In the endorsement wars, we have one formal one, and one all-but-one. Both were probably about equally welcome to Pawlenty.
The formal one was Republican Congressman Joe Wilson of South Carolina: it's notable both for the person (Rep. Wilson is rather well-liked in conservative circles for pointing out for the record that President Obama is a liar) and the location (South Carolina is an early primary state). I don't know if Pawlenty expects to win Iowa or not - there's currently a good bit of discussion over just how important ethanol is to Iowans - but he certainly needs to win either New Hampshire, South Carolina, or both. Depending on which politicians show up to the RedState Gathering in August, I may have some interesting answers as to what they think Pawlenty's chances are in that state. I'm certainly going to be asking the Governor herself that.
The all-but-one endorsement is possibly even more interesting. Via Hot Air comes some very positive comments from General Electric CEO Jack Welch:
...everything I see Tim Pawlenty say in the last month appeals to me. He’s not the jazziest guy in town. He’s not the most exciting. But if you look at what he says and his vision for America and that plan he put out in the last 48 hours. Every time I see him on an interview, whether it be your show or somebody else’s, the guy makes sense.
...you know, I was at the gym this week talking to some guys who never would have thought this. I said what I just told you. That his guy’s starting to intrigue the hell out of me. And then he came out with this plan. I talked to some guy. He said, I’m going to have to throw a fundraiser for him. I almost dropped dead. This guy would never support Tim Pawlenty in his life. He’s a Democrat. He’s going to have a fundraiser for him.

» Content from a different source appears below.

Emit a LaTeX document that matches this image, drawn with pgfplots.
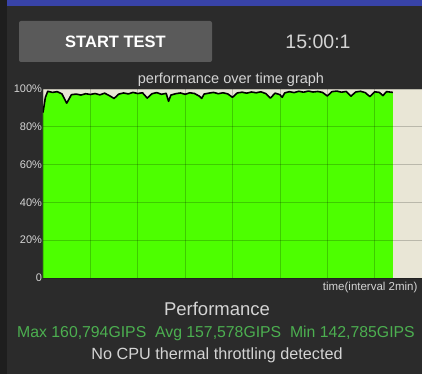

The support here is qualified, as it is usually qualified when it comes to Tim Pawlenty, with the concession that the candidate does not produce the same cloud of brain cell-destroying adoration that the current President used to such great effect in 2008. It is, however, also being conceded that perhaps it would be preferable to have a candidate that did not emit such clouds - but did propose economic and social policies that might, perhaps, actually work. Of course, when it comes to 'will do a better job than the incumbent' the GOP has almost an embarrassment of riches*; but Pawlenty's being remarkably specific and optimistic about it. We'll see if that translates to more support down the line.
Moe Lane (crosspost)
*For the record: this isn't 2008. Glenn Reynolds uses the term 'syphilitic camel' where I would the phrase 'would crawl over broken glass,' but the meaning is the same: the Republican base will be going to the polls next year. Which should worry the heck out of the White House; but not as much as it should the Governors of Missouri, New Hampshire, and North Carolina.